Start

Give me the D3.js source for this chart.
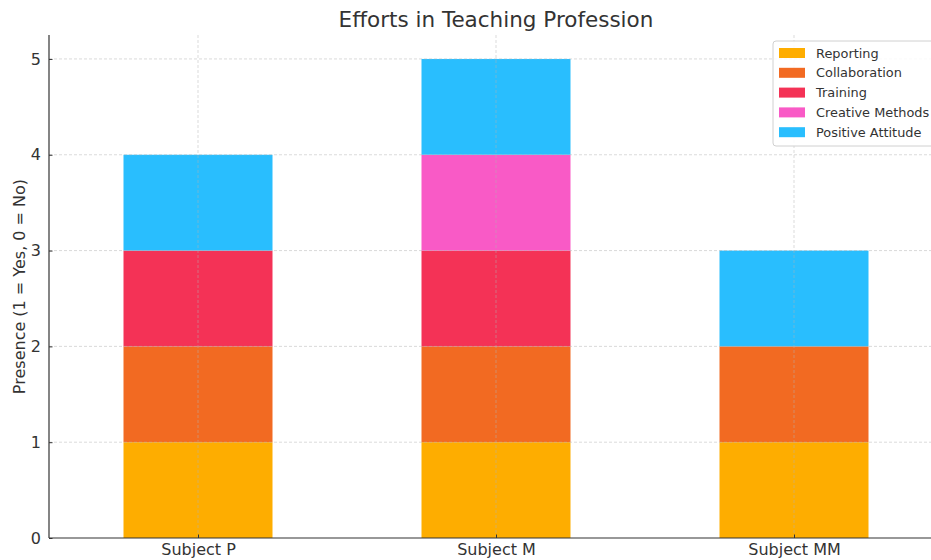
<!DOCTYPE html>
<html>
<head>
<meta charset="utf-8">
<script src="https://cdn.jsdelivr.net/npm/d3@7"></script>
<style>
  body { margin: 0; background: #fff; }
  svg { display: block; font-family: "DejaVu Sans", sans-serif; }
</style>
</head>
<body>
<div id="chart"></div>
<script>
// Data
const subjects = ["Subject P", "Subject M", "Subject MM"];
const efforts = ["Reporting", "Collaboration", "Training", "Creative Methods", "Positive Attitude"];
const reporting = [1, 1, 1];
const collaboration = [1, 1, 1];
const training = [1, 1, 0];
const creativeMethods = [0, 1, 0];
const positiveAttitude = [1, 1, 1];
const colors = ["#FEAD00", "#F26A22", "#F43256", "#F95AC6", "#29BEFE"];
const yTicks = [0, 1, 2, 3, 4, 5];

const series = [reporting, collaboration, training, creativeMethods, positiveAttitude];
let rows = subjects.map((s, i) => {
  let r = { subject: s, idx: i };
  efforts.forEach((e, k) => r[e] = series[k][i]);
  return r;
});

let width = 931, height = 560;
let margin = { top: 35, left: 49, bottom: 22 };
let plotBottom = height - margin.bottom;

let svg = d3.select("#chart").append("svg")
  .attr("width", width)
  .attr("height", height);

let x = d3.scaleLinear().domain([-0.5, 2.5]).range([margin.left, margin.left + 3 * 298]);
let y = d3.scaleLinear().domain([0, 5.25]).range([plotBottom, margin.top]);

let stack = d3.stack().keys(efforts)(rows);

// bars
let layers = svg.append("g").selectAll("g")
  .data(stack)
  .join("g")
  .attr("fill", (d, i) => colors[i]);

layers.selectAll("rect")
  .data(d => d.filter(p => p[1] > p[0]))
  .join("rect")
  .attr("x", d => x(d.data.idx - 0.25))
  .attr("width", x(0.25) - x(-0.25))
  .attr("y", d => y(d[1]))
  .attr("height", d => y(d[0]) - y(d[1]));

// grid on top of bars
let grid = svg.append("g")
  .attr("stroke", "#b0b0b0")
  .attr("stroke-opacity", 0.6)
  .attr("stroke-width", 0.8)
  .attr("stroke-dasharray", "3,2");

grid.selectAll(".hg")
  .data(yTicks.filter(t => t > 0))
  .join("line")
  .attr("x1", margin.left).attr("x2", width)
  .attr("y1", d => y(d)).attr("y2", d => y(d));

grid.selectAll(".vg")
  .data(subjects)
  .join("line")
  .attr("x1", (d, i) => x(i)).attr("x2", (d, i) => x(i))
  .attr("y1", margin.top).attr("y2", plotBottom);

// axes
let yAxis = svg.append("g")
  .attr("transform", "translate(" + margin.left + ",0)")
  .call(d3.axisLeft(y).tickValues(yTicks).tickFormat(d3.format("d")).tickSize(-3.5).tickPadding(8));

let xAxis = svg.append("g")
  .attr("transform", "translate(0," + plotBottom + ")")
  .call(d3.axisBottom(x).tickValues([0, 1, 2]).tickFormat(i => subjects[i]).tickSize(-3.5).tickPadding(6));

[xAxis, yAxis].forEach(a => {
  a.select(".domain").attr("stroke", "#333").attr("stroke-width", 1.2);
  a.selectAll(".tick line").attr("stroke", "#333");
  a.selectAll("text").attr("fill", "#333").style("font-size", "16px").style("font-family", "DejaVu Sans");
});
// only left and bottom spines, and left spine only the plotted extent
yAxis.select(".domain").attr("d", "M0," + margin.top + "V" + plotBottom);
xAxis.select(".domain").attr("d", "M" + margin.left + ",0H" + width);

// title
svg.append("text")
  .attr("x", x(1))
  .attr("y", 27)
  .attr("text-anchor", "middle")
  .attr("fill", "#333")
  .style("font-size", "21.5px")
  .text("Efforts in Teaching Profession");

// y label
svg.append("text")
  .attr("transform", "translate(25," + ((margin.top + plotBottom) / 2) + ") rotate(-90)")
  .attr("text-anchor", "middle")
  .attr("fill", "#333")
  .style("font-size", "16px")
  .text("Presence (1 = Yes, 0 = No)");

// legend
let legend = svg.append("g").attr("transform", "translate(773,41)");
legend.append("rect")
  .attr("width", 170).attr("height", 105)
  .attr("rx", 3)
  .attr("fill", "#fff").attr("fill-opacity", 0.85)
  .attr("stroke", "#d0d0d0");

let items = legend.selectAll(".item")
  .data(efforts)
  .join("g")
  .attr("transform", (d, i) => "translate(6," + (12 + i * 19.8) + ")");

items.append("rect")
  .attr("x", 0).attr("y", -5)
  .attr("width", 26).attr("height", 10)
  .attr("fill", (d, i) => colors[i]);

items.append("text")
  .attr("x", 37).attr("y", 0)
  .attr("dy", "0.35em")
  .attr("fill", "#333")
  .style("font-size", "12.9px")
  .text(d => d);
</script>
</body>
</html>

End

▶ [What is asked]: Repeat the listing in full and exactly. Leave any pictures out.

▶ [Full answer]:
Give me the D3.js source for this chart.
<!DOCTYPE html>
<html>
<head>
<meta charset="utf-8">
<script src="https://cdn.jsdelivr.net/npm/d3@7"></script>
<style>
  body { margin: 0; background: #fff; }
  svg { display: block; font-family: "DejaVu Sans", sans-serif; }
</style>
</head>
<body>
<div id="chart"></div>
<script>
// Data
const subjects = ["Subject P", "Subject M", "Subject MM"];
const efforts = ["Reporting", "Collaboration", "Training", "Creative Methods", "Positive Attitude"];
const reporting = [1, 1, 1];
const collaboration = [1, 1, 1];
const training = [1, 1, 0];
const creativeMethods = [0, 1, 0];
const positiveAttitude = [1, 1, 1];
const colors = ["#FEAD00", "#F26A22", "#F43256", "#F95AC6", "#29BEFE"];
const yTicks = [0, 1, 2, 3, 4, 5];

const series = [reporting, collaboration, training, creativeMethods, positiveAttitude];
let rows = subjects.map((s, i) => {
  let r = { subject: s, idx: i };
  efforts.forEach((e, k) => r[e] = series[k][i]);
  return r;
});

let width = 931, height = 560;
let margin = { top: 35, left: 49, bottom: 22 };
let plotBottom = height - margin.bottom;

let svg = d3.select("#chart").append("svg")
  .attr("width", width)
  .attr("height", height);

let x = d3.scaleLinear().domain([-0.5, 2.5]).range([margin.left, margin.left + 3 * 298]);
let y = d3.scaleLinear().domain([0, 5.25]).range([plotBottom, margin.top]);

let stack = d3.stack().keys(efforts)(rows);

// bars
let layers = svg.append("g").selectAll("g")
  .data(stack)
  .join("g")
  .attr("fill", (d, i) => colors[i]);

layers.selectAll("rect")
  .data(d => d.filter(p => p[1] > p[0]))
  .join("rect")
  .attr("x", d => x(d.data.idx - 0.25))
  .attr("width", x(0.25) - x(-0.25))
  .attr("y", d => y(d[1]))
  .attr("height", d => y(d[0]) - y(d[1]));

// grid on top of bars
let grid = svg.append("g")
  .attr("stroke", "#b0b0b0")
  .attr("stroke-opacity", 0.6)
  .attr("stroke-width", 0.8)
  .attr("stroke-dasharray", "3,2");

grid.selectAll(".hg")
  .data(yTicks.filter(t => t > 0))
  .join("line")
  .attr("x1", margin.left).attr("x2", width)
  .attr("y1", d => y(d)).attr("y2", d => y(d));

grid.selectAll(".vg")
  .data(subjects)
  .join("line")
  .attr("x1", (d, i) => x(i)).attr("x2", (d, i) => x(i))
  .attr("y1", margin.top).attr("y2", plotBottom);

// axes
let yAxis = svg.append("g")
  .attr("transform", "translate(" + margin.left + ",0)")
  .call(d3.axisLeft(y).tickValues(yTicks).tickFormat(d3.format("d")).tickSize(-3.5).tickPadding(8));

let xAxis = svg.append("g")
  .attr("transform", "translate(0," + plotBottom + ")")
  .call(d3.axisBottom(x).tickValues([0, 1, 2]).tickFormat(i => subjects[i]).tickSize(-3.5).tickPadding(6));

[xAxis, yAxis].forEach(a => {
  a.select(".domain").attr("stroke", "#333").attr("stroke-width", 1.2);
  a.selectAll(".tick line").attr("stroke", "#333");
  a.selectAll("text").attr("fill", "#333").style("font-size", "16px").style("font-family", "DejaVu Sans");
});
// only left and bottom spines, and left spine only the plotted extent
yAxis.select(".domain").attr("d", "M0," + margin.top + "V" + plotBottom);
xAxis.select(".domain").attr("d", "M" + margin.left + ",0H" + width);

// title
svg.append("text")
  .attr("x", x(1))
  .attr("y", 27)
  .attr("text-anchor", "middle")
  .attr("fill", "#333")
  .style("font-size", "21.5px")
  .text("Efforts in Teaching Profession");

// y label
svg.append("text")
  .attr("transform", "translate(25," + ((margin.top + plotBottom) / 2) + ") rotate(-90)")
  .attr("text-anchor", "middle")
  .attr("fill", "#333")
  .style("font-size", "16px")
  .text("Presence (1 = Yes, 0 = No)");

// legend
let legend = svg.append("g").attr("transform", "translate(773,41)");
legend.append("rect")
  .attr("width", 170).attr("height", 105)
  .attr("rx", 3)
  .attr("fill", "#fff").attr("fill-opacity", 0.85)
  .attr("stroke", "#d0d0d0");

let items = legend.selectAll(".item")
  .data(efforts)
  .join("g")
  .attr("transform", (d, i) => "translate(6," + (12 + i * 19.8) + ")");

items.append("rect")
  .attr("x", 0).attr("y", -5)
  .attr("width", 26).attr("height", 10)
  .attr("fill", (d, i) => colors[i]);

items.append("text")
  .attr("x", 37).attr("y", 0)
  .attr("dy", "0.35em")
  .attr("fill", "#333")
  .style("font-size", "12.9px")
  .text(d => d);
</script>
</body>
</html>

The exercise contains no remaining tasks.